Similarly, and in fact somewhat earlier, the Great Elector of Brandenburg-Prussia had imported Dutch craftsmen and Huguenot exiles to develop his backward realm; and later the Stein-Hardenberg Reforms introduced into Prussia a watered-down version of the French Revolution's innovations. As for Russia, from Alexander II's Great Reforms of the 1860s down to Sergei Witte's industrialization of the 1890s and his Duma Constitution of 1905, it was successfully plodding its way to both the economic and the institutional foundations of a more open order, this despite a notable "path dependence" of autocracy and serfdom--progress annulled by seventy years of communist pseudo-modernization.

The great social science model for this West-East dynamic of development is, of course, given by Alexander Gerschenkron in his Economic Backwardness in Historical Perspective (1962). Its central thesis is that backward societies modernize not by retracing their predecessors' exact steps, but by compressing and telescoping them through state action from above: ergo Peter, Alexander II and Witte; and, in his perverse and ultimately disastrous way, Stalin.

Could it be, then, that the new Petersburg boy, Vladimir Putin, is contemplating a Petrine-like leap to lift Russia out of its present humiliation? This is surely suggested by the way he was energized by September 11 to face down his stuck-in-the-mud military and gamble his Kremlin tenancy on the West. Witness the ardor of his embrace of Bush, his Lorelei song to the German Bundestag, and his economic wooing of the European Union in Brussels--all this at a time the Russian economy is at last picking up. It is most unlikely that such radical defiance of his earlier domestic base is merely a Potemkin ploy to lull us again into naivete. So perhaps Russia's "path dependence lock-in" is not as tight as Odom thinks. And perhaps the organic coupling of the market and democracy may yet turn out to have merit, even in darkest Muscovy.
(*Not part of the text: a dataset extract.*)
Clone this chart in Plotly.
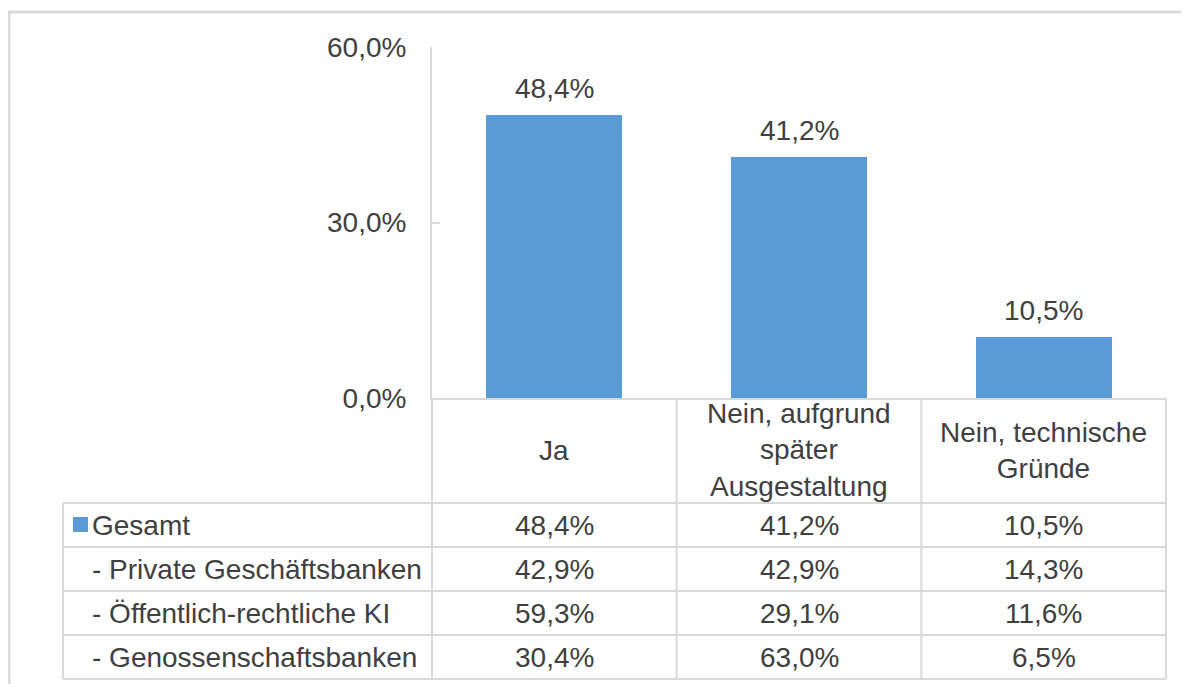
import plotly.graph_objects as go

# data
categories = ["Ja", "Nein, aufgrund<br>später<br>Ausgestaltung", "Nein, technische<br>Gründe"]
gesamt = [48.4, 41.2, 10.5]
row_labels = ["Gesamt", "- Private Geschäftsbanken", "- Öffentlich-rechtliche KI", "- Genossenschaftsbanken"]
private = [42.9, 42.9, 14.3]
oeffentlich = [59.3, 29.1, 11.6]
genossen = [30.4, 63.0, 6.5]
ytick_vals = [0, 30, 60]
ytick_text = ["0,0%", "30,0%", "60,0%"]

rows = [gesamt, private, oeffentlich, genossen]

OFF = 8  # page body margin
W, H = 1189 - OFF, 684 - OFF
BLUE = "#5B9BD5"
GRID = "#D9D9D9"
TXT = "#404040"
FONT = "Liberation Sans, Arial, sans-serif"
FS = 28


def pct(v):
    return f"{v:.1f}%".replace(".", ",")


# screen pixel layout
x_axis, x_right, x_tab = 432, 1166, 63
y_top, y_zero = 47, 398
y_head = 503
row_h = 44


def px(x):
    return (x - x_axis) / (x_right - x_axis)


def py(y):
    return (y_zero - y) / (y_zero - y_top)


fig = go.Figure()
fig.add_trace(go.Bar(
    x=[0, 1, 2], y=gesamt, width=0.555,
    marker=dict(color=BLUE, line=dict(width=0)),
    hoverinfo="skip",
))

shapes = []
line = dict(color=GRID, width=2)
# outer frame
shapes.append(dict(type="line", xref="paper", yref="paper", x0=px(7), x1=px(1200), y0=py(12), y1=py(12), line=dict(color=GRID, width=3)))
shapes.append(dict(type="line", xref="paper", yref="paper", x0=px(9), x1=px(9), y0=py(12), y1=py(700), line=dict(color=GRID, width=3)))
# category header vertical separators
for i in range(4):
    xs = x_axis + i * (x_right - x_axis) / 3
    shapes.append(dict(type="line", xref="paper", yref="paper", x0=px(xs), x1=px(xs), y0=py(y_zero), y1=py(y_head + 4 * row_h), line=line))
# table left border
shapes.append(dict(type="line", xref="paper", yref="paper", x0=px(x_tab), x1=px(x_tab), y0=py(y_head), y1=py(y_head + 4 * row_h), line=line))
# horizontal lines
for r in range(5):
    yy = y_head + r * row_h
    shapes.append(dict(type="line", xref="paper", yref="paper", x0=px(x_tab), x1=px(x_right), y0=py(yy), y1=py(yy), line=line))
# legend square
shapes.append(dict(type="rect", xref="paper", yref="paper", x0=px(73), x1=px(88), y0=py(532), y1=py(517),
                   fillcolor=BLUE, line=dict(width=0)))

annotations = []
# bar labels
for i, v in enumerate(gesamt):
    annotations.append(dict(x=i, y=v, xref="x", yref="y", text=pct(v), showarrow=False,
                            yanchor="bottom", yshift=9, font=dict(size=FS, color=TXT, family=FONT)))
# category header
for i, c in enumerate(categories):
    annotations.append(dict(x=i, y=py((y_zero + y_head) / 2), xref="x", yref="paper", text=c, showarrow=False,
                            yanchor="middle", font=dict(size=FS, color=TXT, family=FONT)))
# table rows
for r, (lab, vals) in enumerate(zip(row_labels, rows)):
    yc = py(y_head + r * row_h + row_h / 2)
    annotations.append(dict(x=px(90), y=yc, xref="paper", yref="paper", text=lab, showarrow=False,
                            xanchor="left", yanchor="middle", font=dict(size=FS, color=TXT, family=FONT)))
    for i, v in enumerate(vals):
        annotations.append(dict(x=i, y=yc, xref="x", yref="paper", text=pct(v), showarrow=False,
                                yanchor="middle", font=dict(size=FS, color=TXT, family=FONT)))

fig.update_layout(
    width=W, height=H,
    margin=dict(l=x_axis - OFF, r=W - (x_right - OFF), t=y_top - OFF, b=H - (y_zero - OFF), pad=0),
    paper_bgcolor="white", plot_bgcolor="white",
    showlegend=False,
    font=dict(family=FONT, size=FS, color=TXT),
    xaxis=dict(range=[-0.5, 2.5], showticklabels=False, showgrid=False, zeroline=False,
               showline=True, linecolor=GRID, linewidth=2, ticks="", fixedrange=True),
    yaxis=dict(range=[0, 60], tickvals=ytick_vals, ticktext=ytick_text, showgrid=False, zeroline=False,
               showline=True, linecolor=GRID, linewidth=2, ticks="inside", ticklen=8, tickcolor=GRID,
               tickwidth=2, ticklabelstandoff=18, tickfont=dict(size=FS, color=TXT, family=FONT),
               fixedrange=True),
    shapes=shapes,
    annotations=annotations,
    bargap=0,
)

fig.write_html("out.html")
Martin Malia's principal works are The Soviet Tragedy: A History of Socialism in Russia, 1917-1991 and Russia Under Western Eyes: From the Bronze Horseman to the Lenin Mausoleum.

Jack F. Matlock, Jr., Princeton University:

GENERAL Odom tells us that Russia is not a great power, probably cannot be one for a very long time, and therefore should not be treated as one. He does not, however, explain what a "great power" is in today's world, or how U.S. behavior should be influenced by the power hierarchy he imputes to the international scene. He implies that since Russia is no longer a great power it should be sharply demoted in significance, since its willingness and ability to support American interests are limited and its ability to harm those interests is not much greater.

Odom's perception of the world, of Russia, and of American interests differs from mine. The world I see is one in which states are no longer the sole players (if they ever were). It is a world in which non-state actors have seized part of the stage, acting sometimes as tools, sometimes as partners, but sometimes also as scourges of governments and the states they rule. It is a world in which success and failure do not depend entirely or even primarily on the size of a country, or its military strength, or the affluence of its population, or any other single factor-or; for that matter, on any simple combination of factors. States can be comparatively powerful in some respects and weak in others. In today's world, it is impossible to conjure up some litmus test that will usefully distinguish a "great power" from other states. One must first ask, "Power for what?"